Linking through to a Scientific American article on the subject, the Microsoft founder – better known these days for campaigning against global poverty – admitted the predictions he had successfully made himself were not in the class of Moore's prognostication that the number of transistors on a chip roughly doubles every two years.

Still going strong today, Moore's Law means Intel's latest microprocessor, the fifth-generation Core i5, is 3,500 times faster and 90,000 times more efficient than its first one, the Intel 4004, made in 1971.

Moore's Law is widely regarded to be nearing its death throes but at a gala marking the anniversary last month, the now 86-year-old Moore said he envisaged his prediction living on for up to a decade.
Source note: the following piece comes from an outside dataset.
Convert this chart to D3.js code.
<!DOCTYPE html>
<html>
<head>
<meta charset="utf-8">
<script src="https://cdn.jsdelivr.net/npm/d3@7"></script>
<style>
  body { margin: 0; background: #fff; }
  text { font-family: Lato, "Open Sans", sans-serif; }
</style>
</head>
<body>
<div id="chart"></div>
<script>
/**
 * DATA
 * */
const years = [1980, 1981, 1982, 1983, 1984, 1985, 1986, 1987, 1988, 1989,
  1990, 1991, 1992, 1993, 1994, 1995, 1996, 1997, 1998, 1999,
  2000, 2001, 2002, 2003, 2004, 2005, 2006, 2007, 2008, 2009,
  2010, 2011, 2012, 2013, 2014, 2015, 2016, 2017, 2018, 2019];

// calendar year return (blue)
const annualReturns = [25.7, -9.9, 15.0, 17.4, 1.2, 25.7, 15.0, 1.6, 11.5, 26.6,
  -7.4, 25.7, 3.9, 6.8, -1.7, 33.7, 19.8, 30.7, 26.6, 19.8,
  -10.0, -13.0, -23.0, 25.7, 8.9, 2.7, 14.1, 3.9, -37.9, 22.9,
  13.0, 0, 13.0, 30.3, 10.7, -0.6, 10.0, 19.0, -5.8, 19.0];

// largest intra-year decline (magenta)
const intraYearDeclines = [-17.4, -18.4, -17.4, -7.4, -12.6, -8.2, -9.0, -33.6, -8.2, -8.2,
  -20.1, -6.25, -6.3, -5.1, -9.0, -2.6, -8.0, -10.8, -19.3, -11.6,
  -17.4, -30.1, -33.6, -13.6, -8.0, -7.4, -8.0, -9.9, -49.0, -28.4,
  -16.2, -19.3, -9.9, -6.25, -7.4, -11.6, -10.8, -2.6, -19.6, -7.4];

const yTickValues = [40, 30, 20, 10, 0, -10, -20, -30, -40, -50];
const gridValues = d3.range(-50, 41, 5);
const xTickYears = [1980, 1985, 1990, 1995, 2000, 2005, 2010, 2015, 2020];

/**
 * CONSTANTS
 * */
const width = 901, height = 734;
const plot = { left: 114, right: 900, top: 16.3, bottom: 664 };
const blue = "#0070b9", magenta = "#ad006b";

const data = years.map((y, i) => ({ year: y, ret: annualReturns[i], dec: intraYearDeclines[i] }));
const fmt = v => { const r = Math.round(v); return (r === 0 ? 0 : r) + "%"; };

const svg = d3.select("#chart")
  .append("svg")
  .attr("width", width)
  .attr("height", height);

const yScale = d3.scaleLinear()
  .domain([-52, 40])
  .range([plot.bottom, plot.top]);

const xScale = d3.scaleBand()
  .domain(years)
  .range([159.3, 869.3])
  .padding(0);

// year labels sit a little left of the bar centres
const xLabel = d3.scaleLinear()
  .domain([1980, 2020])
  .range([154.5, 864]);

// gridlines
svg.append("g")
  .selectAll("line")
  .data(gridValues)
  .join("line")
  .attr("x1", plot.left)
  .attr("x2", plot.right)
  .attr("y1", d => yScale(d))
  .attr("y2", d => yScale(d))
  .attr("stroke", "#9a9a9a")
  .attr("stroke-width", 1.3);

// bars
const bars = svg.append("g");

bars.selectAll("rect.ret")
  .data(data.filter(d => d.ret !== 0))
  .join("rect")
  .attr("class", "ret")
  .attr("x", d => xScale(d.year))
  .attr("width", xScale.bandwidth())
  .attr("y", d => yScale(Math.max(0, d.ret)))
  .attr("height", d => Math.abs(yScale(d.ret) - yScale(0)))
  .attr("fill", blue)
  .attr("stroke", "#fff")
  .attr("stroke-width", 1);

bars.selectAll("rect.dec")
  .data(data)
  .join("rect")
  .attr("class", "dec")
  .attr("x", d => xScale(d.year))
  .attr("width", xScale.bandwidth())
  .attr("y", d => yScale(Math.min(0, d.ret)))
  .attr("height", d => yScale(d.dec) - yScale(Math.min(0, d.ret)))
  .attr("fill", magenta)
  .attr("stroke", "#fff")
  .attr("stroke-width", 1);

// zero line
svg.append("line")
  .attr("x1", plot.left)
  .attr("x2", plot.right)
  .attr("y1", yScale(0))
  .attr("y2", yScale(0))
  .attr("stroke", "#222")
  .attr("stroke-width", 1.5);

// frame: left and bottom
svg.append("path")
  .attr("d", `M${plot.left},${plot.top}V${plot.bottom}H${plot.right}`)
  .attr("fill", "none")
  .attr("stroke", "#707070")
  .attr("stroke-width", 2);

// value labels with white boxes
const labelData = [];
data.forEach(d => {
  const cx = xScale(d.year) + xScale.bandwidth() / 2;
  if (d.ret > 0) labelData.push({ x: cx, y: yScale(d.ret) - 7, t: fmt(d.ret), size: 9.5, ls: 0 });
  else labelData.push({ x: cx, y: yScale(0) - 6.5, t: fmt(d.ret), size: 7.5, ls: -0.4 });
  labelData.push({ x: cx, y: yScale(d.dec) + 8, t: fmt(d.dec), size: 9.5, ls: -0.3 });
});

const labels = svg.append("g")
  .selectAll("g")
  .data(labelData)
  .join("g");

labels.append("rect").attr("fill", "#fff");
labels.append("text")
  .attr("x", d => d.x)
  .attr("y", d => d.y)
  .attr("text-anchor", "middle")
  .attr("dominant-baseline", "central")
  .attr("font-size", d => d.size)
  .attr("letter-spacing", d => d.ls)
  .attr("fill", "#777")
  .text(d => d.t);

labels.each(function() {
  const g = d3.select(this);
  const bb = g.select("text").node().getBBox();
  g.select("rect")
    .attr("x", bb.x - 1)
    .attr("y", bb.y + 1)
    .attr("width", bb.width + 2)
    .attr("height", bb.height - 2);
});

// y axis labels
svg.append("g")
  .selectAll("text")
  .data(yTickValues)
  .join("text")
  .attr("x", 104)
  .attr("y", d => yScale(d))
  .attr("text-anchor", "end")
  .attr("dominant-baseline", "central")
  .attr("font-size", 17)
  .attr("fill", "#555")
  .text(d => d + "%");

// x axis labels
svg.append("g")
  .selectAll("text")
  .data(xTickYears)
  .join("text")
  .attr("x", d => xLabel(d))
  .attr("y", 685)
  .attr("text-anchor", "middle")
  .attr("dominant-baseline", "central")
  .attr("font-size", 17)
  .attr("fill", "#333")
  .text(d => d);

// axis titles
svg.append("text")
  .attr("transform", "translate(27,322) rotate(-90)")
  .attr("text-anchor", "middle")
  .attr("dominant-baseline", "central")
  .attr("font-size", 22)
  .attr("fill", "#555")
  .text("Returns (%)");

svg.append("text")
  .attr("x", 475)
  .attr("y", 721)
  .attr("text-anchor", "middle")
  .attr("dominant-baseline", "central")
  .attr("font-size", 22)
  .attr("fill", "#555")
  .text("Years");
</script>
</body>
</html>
"The original prediction was to look at 10 years, which I thought was a stretch," he said in an interview with the New York Times last month at an event marking the law's 50th anniversary.

"This was going from about 60 elements on an integrated circuit to 60,000 – a thousand-fold extrapolation over 10 years. I thought that was pretty wild. The fact that something similar is going on for 50 years is truly amazing... But someday it has to stop. No exponential like this goes on forever."

If Moore's Law was applied to a 1971 Volkswagen Beetle, it would now be able to achieve speeds of 300,000 miles per hour and do two million miles per gallon for a total cost of four cents, Intel chief executive Brian Krzanich said at the event.

Moore admitted he was initially coy about the prediction he made in the 19 April 1965 edition of Electronics magazine being elevated to the status of a law and given his name.

"For the first 20 years I couldn't utter the term Moore's law. It was embarrassing," said Moore, who co-founded Intel and is now the chip giant's chairman emeritus. "Finally, I got accustomed to it [to the point] where now I can say it with a straight face."